Effectively bilingual on camera, he channels his screen presence honed from years of acting to give concise takes on Ukrainian life, speaking effortlessly in English and Mandarin to address his primarily Singaporean audience.
1 of 6 Singaporeans left in Ukraine
In the latest update on March 3, it was revealed that Shen is just one of six Singaporeans left in Ukraine, after three others were evacuated.
Shen then told CNA‘s Dawn Tan why he won’t be leaving Kyiv and how the children living through the war are doing.
Simultaneously professional and personal
The three-and-a-half-minute segment is simultaneously professional and personal, making it even more compelling and guilty to watch.
The audience, knowing too well that Shen has a personal and vested interest in Ukraine, are also aware he has to convey the realities on the ground without being dramatic or appearing resigned to fate.
While Shen is asked professionally on telly, “How is morale?” and “Are you going to leave?”, what the audience really wants to find out is how he really feels seeing a country he calls home destroyed, and what even made him leave Singapore in the first place.
But these questions can wait — too impolite and too much to ask in a time like this.
As a result of circumstances, in under a week, Shen has proven himself to be a bona fide war correspondent whose safety and well-being becomes a proxy of the safety and well-being of all the ordinary Ukrainians living through extraordinary times.
And with each passing day of the invasion without a ceasefire negotiated, the moment Shen stops appearing in live updates from Kyiv is when the rest of us watching from afar can start panicking.
Here is a transcript of the interview with questions truncated.
What emergency plans have you got in place?

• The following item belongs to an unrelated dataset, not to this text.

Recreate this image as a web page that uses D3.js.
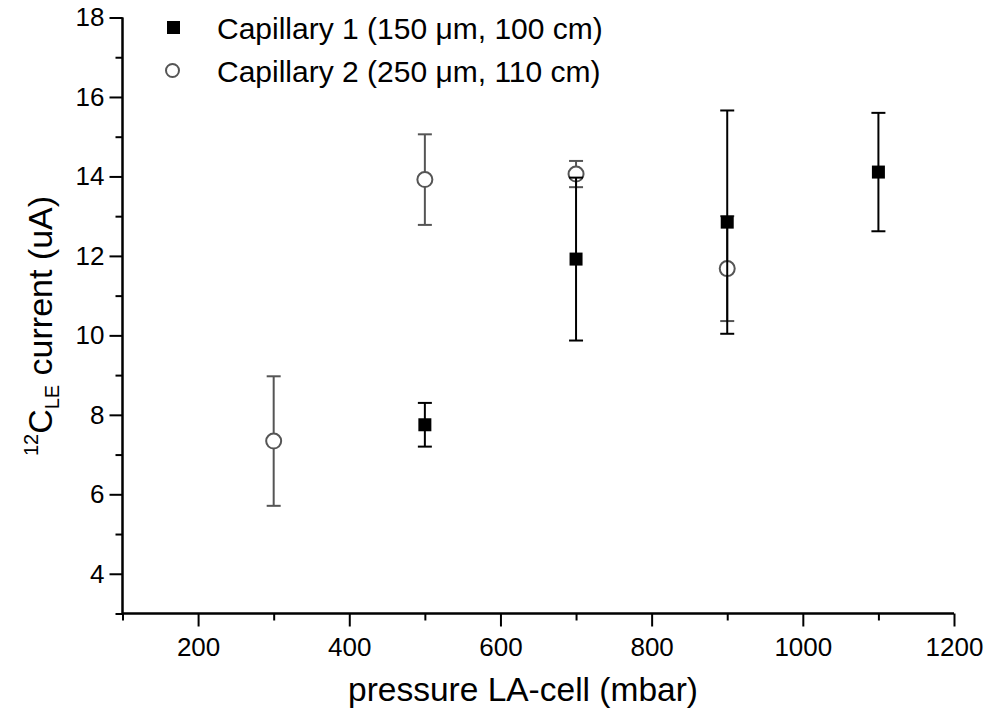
<!DOCTYPE html>
<html>
<head>
<meta charset="utf-8">
<script src="https://cdn.jsdelivr.net/npm/d3@7"></script>
<style>
  html, body { margin: 0; padding: 0; background: #fff; }
  svg { display: block; font-family: "Liberation Sans", Arial, sans-serif; }
</style>
</head>
<body>
<svg id="chart" width="987" height="714"></svg>
<script>
// Capillary 1 (150 µm, 100 cm)
const cap1Pressure = [500, 700, 900, 1100];
const cap1Current  = [7.75, 11.92, 12.85, 14.11];
const cap1Error    = [0.55, 2.05, 2.81, 1.49];

// Capillary 2 (250 µm, 110 cm)
const cap2Pressure = [300, 500, 700, 900];
const cap2Current  = [7.34, 13.92, 14.06, 11.68];
const cap2Error    = [1.63, 1.14, 0.33, 1.32];

const seriesNames = ["Capillary 1 (150 \u03bcm, 100 cm)", "Capillary 2 (250 \u03bcm, 110 cm)"];
const xTickValues = [200, 400, 600, 800, 1000, 1200];
const yTickValues = [4, 6, 8, 10, 12, 14, 16, 18];

const svg = d3.select("#chart");
const plotLeft = 122.5, plotRight = 954, plotTop = 17.5, plotBottom = 613.5;

const x = d3.scaleLinear().domain([100, 1200]).range([plotLeft, plotRight]);
const y = d3.scaleLinear().domain([3, 18]).range([plotBottom, plotTop]);

const grey = "#555555";

// axes: major ticks with labels, minor ticks between them
const xMinor = d3.range(100, 1201, 100).filter(v => !xTickValues.includes(v));
const yMinor = d3.range(3, 18, 1).filter(v => !yTickValues.includes(v));

const xAxisG = svg.append("g").attr("transform", `translate(0,${plotBottom})`);
xAxisG.call(d3.axisBottom(x).tickValues(xTickValues).tickSize(13).tickPadding(11).tickFormat(d3.format("d")));
xAxisG.append("g").call(d3.axisBottom(x).tickValues(xMinor).tickSize(7).tickFormat(""));

const yAxisG = svg.append("g").attr("transform", `translate(${plotLeft},0)`);
yAxisG.call(d3.axisLeft(y).tickValues(yTickValues).tickSize(13).tickPadding(5).tickFormat(d3.format("d")));
yAxisG.append("g").call(d3.axisLeft(y).tickValues(yMinor).tickSize(7).tickFormat(""));

svg.selectAll(".domain").attr("stroke", "#000").attr("stroke-width", 2);
svg.selectAll(".tick line").attr("stroke", "#000").attr("stroke-width", 2);
svg.selectAll(".tick text").attr("fill", "#000").attr("font-size", 26)
   .attr("font-family", "Liberation Sans, Arial, sans-serif");
xAxisG.selectAll(".domain").attr("d", `M${plotLeft},0H${plotRight}`);
yAxisG.selectAll(".domain").attr("d", `M0,${plotBottom}V${plotTop}`);

// axis titles
svg.append("text")
  .attr("x", 523).attr("y", 701)
  .attr("text-anchor", "middle")
  .attr("font-size", 33.5)
  .text("pressure LA-cell (mbar)");

const yTitle = svg.append("text")
  .attr("transform", `translate(52,326) rotate(-90)`)
  .attr("text-anchor", "middle")
  .attr("font-size", 34);
yTitle.append("tspan").attr("font-size", 20).attr("dy", -14).text("12");
yTitle.append("tspan").attr("dy", 14).text("C");
yTitle.append("tspan").attr("font-size", 20).attr("dy", 7).text("LE");
yTitle.append("tspan").attr("dy", -7).text(" current (uA)");

// series data rows
const cap1 = cap1Pressure.map((p, i) => ({ p, v: cap1Current[i], e: cap1Error[i] }));
const cap2 = cap2Pressure.map((p, i) => ({ p, v: cap2Current[i], e: cap2Error[i] }));

function errorBars(data, color, cls) {
  const g = svg.append("g").attr("class", cls)
    .attr("stroke", color).attr("stroke-width", 2).attr("fill", "none");
  g.selectAll("line.stem").data(data).join("line").attr("class", "stem")
    .attr("x1", d => x(d.p)).attr("x2", d => x(d.p))
    .attr("y1", d => y(d.v - d.e)).attr("y2", d => y(d.v + d.e));
  g.selectAll("line.capTop").data(data).join("line").attr("class", "capTop")
    .attr("x1", d => x(d.p) - 7).attr("x2", d => x(d.p) + 7)
    .attr("y1", d => y(d.v + d.e)).attr("y2", d => y(d.v + d.e));
  g.selectAll("line.capBot").data(data).join("line").attr("class", "capBot")
    .attr("x1", d => x(d.p) - 7).attr("x2", d => x(d.p) + 7)
    .attr("y1", d => y(d.v - d.e)).attr("y2", d => y(d.v - d.e));
}

// Capillary 2: open grey circles (drawn first)
errorBars(cap2, grey, "err2");
svg.append("g").selectAll("circle").data(cap2).join("circle")
  .attr("cx", d => x(d.p)).attr("cy", d => y(d.v)).attr("r", 7.5)
  .attr("fill", "#fff").attr("stroke", grey).attr("stroke-width", 2);

// Capillary 1: filled black squares
errorBars(cap1, "#000", "err1");
svg.append("g").selectAll("rect").data(cap1).join("rect")
  .attr("x", d => x(d.p) - 6.5).attr("y", d => y(d.v) - 6.5)
  .attr("width", 13).attr("height", 13).attr("fill", "#000");

// legend
const legend = svg.append("g");
legend.append("rect").attr("x", 167).attr("y", 21).attr("width", 13).attr("height", 13).attr("fill", "#000");
legend.append("circle").attr("cx", 172.5).attr("cy", 70.5).attr("r", 6.5)
  .attr("fill", "#fff").attr("stroke", grey).attr("stroke-width", 2);
legend.selectAll("text").data(seriesNames).join("text")
  .attr("x", 217).attr("y", (d, i) => 39 + i * 43)
  .attr("font-size", 30).attr("fill", "#000")
  .text(d => d);
</script>
</body>
</html>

We have been briefed to be fully alert the moment they raise the warning to evacuate our unit and go straight down to the bunker.
And essentially I have my emergency pack, my flashlight, it has my safety rope, some first aid kit, mask, helmet, goggles, hook knife — things to help anyone in need, should there be a situation.
But most of the time we have already done this on a daily basis, in fact, nightly basis, so often everybody knows the drill.
The moment they raise the alert, the bags are packed, shoes are worn, we just go straight to the bunker.
And we wait for the fighting to end.
And this is how life is starting to be for now.
How is your morale like, and how are the children doing there?
The children are the most affected, to be honest, because they might not fully comprehend what is going on but they definitely sense the tension of the environment.
We just hope they will not be overly traumatised after this episode.
For the adults, they will be the ones that have to shoulder stress from everyone else, and that’s why we stay as a community to rally support from everyone, to know that there is someone to help you… never be afraid to voice out that you need assistance.
And this is how we support each other.
Three more Singaporeans have been evacuated from Kyiv. Six more Singaporeans remain in Kyiv. Have you and your wife discussed evacuating from Kyiv at all or planning to do so?
Like I said before, until it stabilises and ceasefire situation can be established, evacuating right now actually provides more risks.
Like last night, there was two blasts that rattled the windows, fortunately, nothing was broken.
From social groups that we can see, something that I cannot verify, there was an attempted missile strike on the railway station.
My wife being Ukrainian, understand this is Psychological Warfare 101.
The purpose is to strike fear and panic.
But this is something the Ukrainians are not giving.